- Challenge: Skip all pictures, then copy the lines from the start of the data through the line with "(h4) at (513,17)", keeping both ends.

[BEGIN Source material]

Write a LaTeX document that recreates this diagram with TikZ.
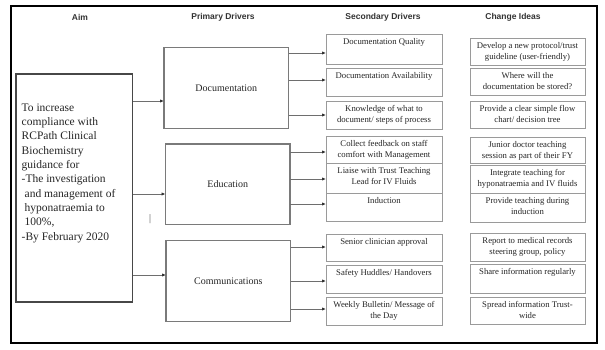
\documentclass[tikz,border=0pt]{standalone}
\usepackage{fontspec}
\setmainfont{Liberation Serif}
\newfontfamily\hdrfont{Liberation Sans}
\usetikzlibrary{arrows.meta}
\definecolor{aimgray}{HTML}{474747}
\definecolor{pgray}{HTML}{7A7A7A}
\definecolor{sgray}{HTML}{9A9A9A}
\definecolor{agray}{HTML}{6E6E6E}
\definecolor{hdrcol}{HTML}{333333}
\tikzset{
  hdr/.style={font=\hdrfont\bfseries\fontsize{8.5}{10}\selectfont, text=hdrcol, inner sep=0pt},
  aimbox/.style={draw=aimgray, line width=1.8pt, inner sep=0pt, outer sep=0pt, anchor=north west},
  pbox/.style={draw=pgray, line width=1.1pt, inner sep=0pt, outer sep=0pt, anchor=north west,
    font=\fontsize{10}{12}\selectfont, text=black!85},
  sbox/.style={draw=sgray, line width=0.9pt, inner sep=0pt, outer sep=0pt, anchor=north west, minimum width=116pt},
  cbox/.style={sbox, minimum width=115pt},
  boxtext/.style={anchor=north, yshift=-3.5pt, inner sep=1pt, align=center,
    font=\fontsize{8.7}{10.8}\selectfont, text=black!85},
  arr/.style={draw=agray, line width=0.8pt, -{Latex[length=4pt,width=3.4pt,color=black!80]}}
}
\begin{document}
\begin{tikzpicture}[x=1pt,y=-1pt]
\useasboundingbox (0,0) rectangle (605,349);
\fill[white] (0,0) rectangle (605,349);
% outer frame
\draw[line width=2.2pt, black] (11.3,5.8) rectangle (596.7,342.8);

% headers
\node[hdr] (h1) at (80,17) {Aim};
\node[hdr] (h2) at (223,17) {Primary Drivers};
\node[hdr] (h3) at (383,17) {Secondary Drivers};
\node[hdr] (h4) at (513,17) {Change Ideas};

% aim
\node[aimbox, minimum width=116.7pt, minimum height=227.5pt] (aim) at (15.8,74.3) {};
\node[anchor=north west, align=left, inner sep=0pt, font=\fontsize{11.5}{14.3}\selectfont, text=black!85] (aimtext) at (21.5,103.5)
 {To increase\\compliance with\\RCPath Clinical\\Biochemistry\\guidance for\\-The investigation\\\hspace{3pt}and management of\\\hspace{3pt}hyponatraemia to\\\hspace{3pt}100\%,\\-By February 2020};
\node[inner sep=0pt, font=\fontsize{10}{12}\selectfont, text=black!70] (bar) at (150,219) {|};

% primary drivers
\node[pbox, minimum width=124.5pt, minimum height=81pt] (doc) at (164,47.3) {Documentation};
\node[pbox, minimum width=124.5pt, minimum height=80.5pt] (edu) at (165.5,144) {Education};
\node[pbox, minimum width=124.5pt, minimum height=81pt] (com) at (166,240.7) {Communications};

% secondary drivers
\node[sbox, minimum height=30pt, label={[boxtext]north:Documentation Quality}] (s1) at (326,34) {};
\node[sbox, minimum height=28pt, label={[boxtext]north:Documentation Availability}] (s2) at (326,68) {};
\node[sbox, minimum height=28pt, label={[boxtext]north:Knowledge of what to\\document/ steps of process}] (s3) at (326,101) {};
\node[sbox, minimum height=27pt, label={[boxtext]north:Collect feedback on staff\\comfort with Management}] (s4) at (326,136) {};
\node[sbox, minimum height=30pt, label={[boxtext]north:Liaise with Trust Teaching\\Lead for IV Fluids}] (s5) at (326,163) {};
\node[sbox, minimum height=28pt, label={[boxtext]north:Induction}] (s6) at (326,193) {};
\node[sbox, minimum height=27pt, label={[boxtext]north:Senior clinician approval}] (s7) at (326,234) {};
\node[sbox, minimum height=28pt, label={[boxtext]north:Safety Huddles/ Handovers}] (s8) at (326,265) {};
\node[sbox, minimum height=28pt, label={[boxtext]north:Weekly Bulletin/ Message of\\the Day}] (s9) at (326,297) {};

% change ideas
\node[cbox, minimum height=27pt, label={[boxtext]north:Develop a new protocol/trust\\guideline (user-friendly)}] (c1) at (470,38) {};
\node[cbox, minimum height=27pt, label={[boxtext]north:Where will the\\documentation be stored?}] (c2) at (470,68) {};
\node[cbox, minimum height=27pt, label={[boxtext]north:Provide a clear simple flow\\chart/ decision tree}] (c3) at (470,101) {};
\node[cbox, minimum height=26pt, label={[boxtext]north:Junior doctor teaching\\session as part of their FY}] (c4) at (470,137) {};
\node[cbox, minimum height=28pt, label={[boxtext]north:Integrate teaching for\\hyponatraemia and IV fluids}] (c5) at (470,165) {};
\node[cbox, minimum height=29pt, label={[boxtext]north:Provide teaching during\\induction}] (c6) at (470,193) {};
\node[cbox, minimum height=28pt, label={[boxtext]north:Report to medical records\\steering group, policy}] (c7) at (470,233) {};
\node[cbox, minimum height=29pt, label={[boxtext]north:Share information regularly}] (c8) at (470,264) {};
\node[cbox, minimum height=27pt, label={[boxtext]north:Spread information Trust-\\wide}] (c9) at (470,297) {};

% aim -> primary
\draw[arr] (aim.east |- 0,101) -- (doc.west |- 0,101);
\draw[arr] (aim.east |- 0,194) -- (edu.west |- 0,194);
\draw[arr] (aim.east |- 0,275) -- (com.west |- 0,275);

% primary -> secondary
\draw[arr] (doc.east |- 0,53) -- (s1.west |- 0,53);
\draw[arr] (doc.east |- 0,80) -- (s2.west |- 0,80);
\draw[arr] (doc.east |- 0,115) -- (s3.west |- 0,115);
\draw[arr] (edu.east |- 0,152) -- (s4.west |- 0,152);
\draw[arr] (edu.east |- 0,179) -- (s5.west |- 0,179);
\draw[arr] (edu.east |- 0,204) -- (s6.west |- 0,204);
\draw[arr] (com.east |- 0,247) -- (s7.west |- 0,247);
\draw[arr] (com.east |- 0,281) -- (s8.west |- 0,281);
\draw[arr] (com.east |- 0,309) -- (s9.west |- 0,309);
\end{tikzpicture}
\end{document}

[END Source material]

- Full solution:
Write a LaTeX document that recreates this diagram with TikZ.
\documentclass[tikz,border=0pt]{standalone}
\usepackage{fontspec}
\setmainfont{Liberation Serif}
\newfontfamily\hdrfont{Liberation Sans}
\usetikzlibrary{arrows.meta}
\definecolor{aimgray}{HTML}{474747}
\definecolor{pgray}{HTML}{7A7A7A}
\definecolor{sgray}{HTML}{9A9A9A}
\definecolor{agray}{HTML}{6E6E6E}
\definecolor{hdrcol}{HTML}{333333}
\tikzset{
  hdr/.style={font=\hdrfont\bfseries\fontsize{8.5}{10}\selectfont, text=hdrcol, inner sep=0pt},
  aimbox/.style={draw=aimgray, line width=1.8pt, inner sep=0pt, outer sep=0pt, anchor=north west},
  pbox/.style={draw=pgray, line width=1.1pt, inner sep=0pt, outer sep=0pt, anchor=north west,
    font=\fontsize{10}{12}\selectfont, text=black!85},
  sbox/.style={draw=sgray, line width=0.9pt, inner sep=0pt, outer sep=0pt, anchor=north west, minimum width=116pt},
  cbox/.style={sbox, minimum width=115pt},
  boxtext/.style={anchor=north, yshift=-3.5pt, inner sep=1pt, align=center,
    font=\fontsize{8.7}{10.8}\selectfont, text=black!85},
  arr/.style={draw=agray, line width=0.8pt, -{Latex[length=4pt,width=3.4pt,color=black!80]}}
}
\begin{document}
\begin{tikzpicture}[x=1pt,y=-1pt]
\useasboundingbox (0,0) rectangle (605,349);
\fill[white] (0,0) rectangle (605,349);
% outer frame
\draw[line width=2.2pt, black] (11.3,5.8) rectangle (596.7,342.8);

% headers
\node[hdr] (h1) at (80,17) {Aim};
\node[hdr] (h2) at (223,17) {Primary Drivers};
\node[hdr] (h3) at (383,17) {Secondary Drivers};
\node[hdr] (h4) at (513,17) {Change Ideas};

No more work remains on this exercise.